(Concurring). I concur for the purpose of calling special attention to Mr. Justice Battle’s dissenting opinion in Merrill v. Harris, 65 Ark. 355, 46 S. W. 538, 41 L. R. A. 714, which dissenting opinion I think should be adopted — to operate prospectively — as the correct interpretation of Art. IX, § 6, of our Constitution: the effect of adopting such dissenting opinion would be to prohibit the sale of a homestead — in all instances except under lien foreclosure proceedings — while any of the children remained under 21 years of age.
The said Art. IX, § 6, of the Constitution, provides:
“If the owner of a homestead die, leaving a widow, but no children, and said widow has no separate homestead in her own right, the same shall be exempt, and the rents and profits thereof shall vest in her during her natural life, provided that if the owner leaves children, one or more, said child or children shall share with the said widow and be entitled to half the rents and profits till each of them arrives at twenty-one years of age — each child’s right to cease at twenty-one years of age — and the shares to go to the younger children, and then all to go to the widow, and provided that said widow or children may reside on the homestead or not; and in case of the death of the widow all of said homestead shall be vested in the minor children of the testator or intestate.”

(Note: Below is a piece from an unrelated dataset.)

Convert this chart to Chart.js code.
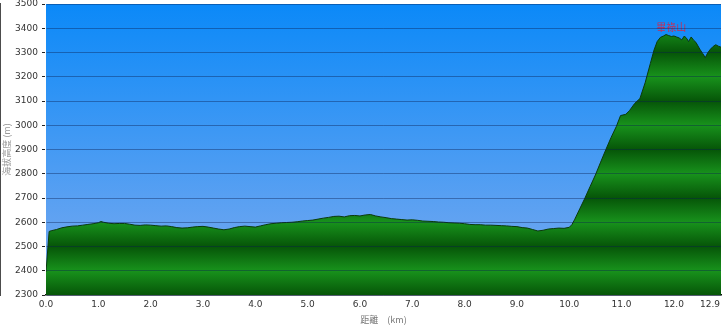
<!DOCTYPE html>
<html>
<head>
<meta charset="utf-8">
<script src="https://cdn.jsdelivr.net/npm/chart.js@4"></script>
<style>
html,body{margin:0;padding:0;background:#fff;}
#wrap{width:728px;height:329px;position:relative;}
</style>
</head>
<body>
<div id="wrap"><canvas id="c"></canvas></div>
<script>
/* DATA */
const distKm=[0,0.06,0.1,0.2,0.3,0.4,0.5,0.6,0.7,0.8,0.9,1.0,1.05,1.1,1.2,1.3,1.4,1.5,1.6,1.7,1.8,1.9,
2.0,2.1,2.2,2.3,2.4,2.5,2.6,2.7,2.8,2.9,3.0,3.1,3.2,3.3,3.4,3.5,3.6,3.7,3.8,3.9,
4.0,4.1,4.2,4.3,4.4,4.5,4.6,4.7,4.8,4.9,5.0,5.1,5.2,5.3,5.4,5.5,5.6,5.7,5.8,5.9,
6.0,6.1,6.2,6.3,6.4,6.5,6.6,6.7,6.8,6.9,7.0,7.1,7.2,7.3,7.4,7.5,7.6,7.7,7.8,7.9,
8.0,8.1,8.2,8.3,8.4,8.5,8.6,8.7,8.8,8.9,9.0,9.1,9.2,9.3,9.4,9.5,9.6,9.7,9.8,9.9,
10.0,10.05,10.1,10.2,10.3,10.4,10.5,10.6,10.7,10.8,10.9,10.98,11.08,11.15,11.25,11.35,11.45,11.55,11.62,11.68,11.74,11.8,11.85,11.9,11.95,
12.0,12.05,12.1,12.15,12.2,12.25,12.28,12.33,12.38,12.42,12.5,12.55,12.6,12.65,12.7,12.75,12.8,12.85,12.9];
const elevM=[2395,2562,2565,2570,2577,2581,2584,2585,2588,2591,2594,2598,2603,2600,2596,2594,2595,2595,2592,2588,2587,2589,
2588,2586,2584,2585,2582,2578,2576,2577,2580,2582,2583,2580,2576,2572,2569,2572,2578,2582,2584,2582,
2580,2585,2590,2594,2596,2598,2599,2600,2602,2605,2607,2609,2613,2617,2620,2624,2625,2622,2627,2628,
2626,2630,2632,2626,2622,2619,2615,2613,2611,2609,2610,2608,2605,2604,2603,2601,2600,2598,2597,2596,
2594,2591,2590,2590,2588,2588,2587,2586,2585,2583,2582,2578,2576,2570,2564,2567,2572,2574,2576,2575,
2579,2590,2610,2655,2700,2748,2795,2848,2900,2950,2995,3040,3045,3060,3090,3110,3175,3255,3310,3345,3362,3368,3374,3370,3366,
3368,3364,3360,3352,3368,3356,3345,3364,3350,3342,3312,3296,3279,3300,3314,3325,3332,3326,3322];
const xTicks=[0,1,2,3,4,5,6,7,8,9,10,11,12,12.9];
const yMin=2300, yMax=3500, yStep=100;
const peakName="畢祿山", peakKm=11.95, peakM=3405;
const xTitle="距離　(km)", yTitle="海拔高度 (m)";

/* PLOT BACKGROUND */
const skyPlugin={
id:"sky",
beforeDraw(chart){
const {ctx,chartArea:a}=chart;
const g=ctx.createLinearGradient(0,a.top,0,a.bottom);
g.addColorStop(0,"#0b89f8");
g.addColorStop(1,"#7eabef");
ctx.save();
ctx.fillStyle=g;
ctx.fillRect(a.left,a.top,a.right-a.left,a.bottom-a.top);
ctx.restore();
}
};

/* PEAK LABEL */
const peakPlugin={
id:"peak",
afterDatasetsDraw(chart){
const {ctx,scales}=chart;
ctx.save();
ctx.font="10px 'Noto Sans CJK TC'";
ctx.fillStyle="#c0305a";
ctx.textAlign="center";
ctx.textBaseline="middle";
ctx.fillText(peakName,scales.x.getPixelForValue(peakKm),scales.y.getPixelForValue(peakM));
ctx.restore();
}
};

/* GROUND FILL, banded every 100 m */
function groundFill(c){
const chart=c.chart;
if(!chart.chartArea) return "#1a8f1a";
const y=chart.scales.y;
const g=chart.ctx.createLinearGradient(0,y.getPixelForValue(yMax),0,y.getPixelForValue(yMin));
for(let v=yMin;v<=yMax;v+=yStep){
g.addColorStop((yMax-v)/(yMax-yMin),(v/yStep)%2?"#065508":"#18921c");
}
return g;
}

const pts=distKm.map((d,i)=>({x:d,y:elevM[i]}));

new Chart(document.getElementById("c"),{
type:"line",
data:{datasets:[{
data:pts,
borderColor:"#0b3a0b",
borderWidth:1,
backgroundColor:groundFill,
fill:"start",
pointRadius:0,
tension:0
}]},
options:{
responsive:true,
maintainAspectRatio:false,
animation:false,
layout:{padding:{top:4,right:7,left:0,bottom:0}},
plugins:{legend:{display:false},tooltip:{enabled:false}},
scales:{
x:{
type:"linear",
min:0,max:12.9,
afterBuildTicks(s){s.ticks=xTicks.map(v=>({value:v}));},
afterFit(s){
s.height=34;s.paddingLeft=0;s.paddingRight=0;
if(!s._endWrap){
const orig=s.getLabelItems;
s.getLabelItems=function(ca){
const items=orig.call(this,ca);
const last=items[items.length-1];
if(last){last.options.textAlign="right";last.options.translation[0]=this.right-1;}
return items;
};
s._endWrap=true;
}
},
grid:{display:false,drawTicks:false},
border:{display:true,color:"#111",width:1.5},
ticks:{padding:4,color:"#333",font:{family:"DejaVu Sans",size:9},maxRotation:0,autoSkip:false,
callback:v=>Number(v).toFixed(1)},
title:{display:true,text:xTitle,color:"#777",font:{family:"Noto Sans CJK TC",size:9},padding:{top:0,bottom:4}}
},
y:{
min:yMin,max:yMax,
afterFit(s){s.width=46;s.paddingTop=0;s.paddingBottom=0;},
grid:{color:"rgba(10,30,80,0.4)",lineWidth:1,z:1,tickLength:4,tickColor:"#222"},
border:{display:true,color:"#111",width:1.5},
ticks:{stepSize:yStep,padding:4,color:"#333",font:{family:"DejaVu Sans",size:9},callback:v=>String(v)},
title:{display:true,text:yTitle,color:"#999",font:{family:"Noto Sans CJK TC",size:9},padding:{top:1,bottom:0}}
}
}
},
plugins:[skyPlugin,peakPlugin]
});
</script>
</body>
</html>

This Constitutional provision says that while a child is under 21 years of age, said child shall be entitled to the “rents and profits” of the homestead. If the homestead is sold under any guise whatsoever, then certainly the child is deprived of the “rents and profits” of the homestead: to allow the homestead to be sold is to defeat the protection and rights which the Constitution guarantees to the minor children.
Justice Battle expressed it this way:
“A sale of such lands during the minority of the children tends to'defeat the magnificent policy of the constitution, and should be treated by all courts as void.
“It follows that the probate court cannot sell the fee in the land without defeating the spirit and intent of the constitution. It seems to me that no argument or authority is necessary to prove that the constitution, from which it derives its jurisdiction, did not vest the probate court with the authority to defeat its policy or violate any of its provisions.”
When the majority held — as it did in Merrill v. Harris, supra — that the homestead could be sold when the ancestor left no debts, then this Court had to point out in Tipton, Ex parte, 123 Ark. 389, 185 S. W. 798, that the homestead could not be sold when there were debts. Then the Legislature, by § 226 of Act No. 140 of 1949 (§ 57-639 Ark. Stats.), sought to broaden the holding in Tipton, Ex parte. The majority holding in the present case is that the Statute, (§ 57-639 Ark. Stats.) is unconstitutional insofar as it affects the rights of a minor in the homestead of an ancestor who owed debts.
To my mind, the simple solution of the whole problem is to adopt — with prospective application — Justice Battle’s dissent in Merrill v. Harris; and when such result is achieved, we will get back to the spirit of the Constitution and to the protection which it accords to minors. In the hope that this may some day come to fruition, I am writing this concurring opinion.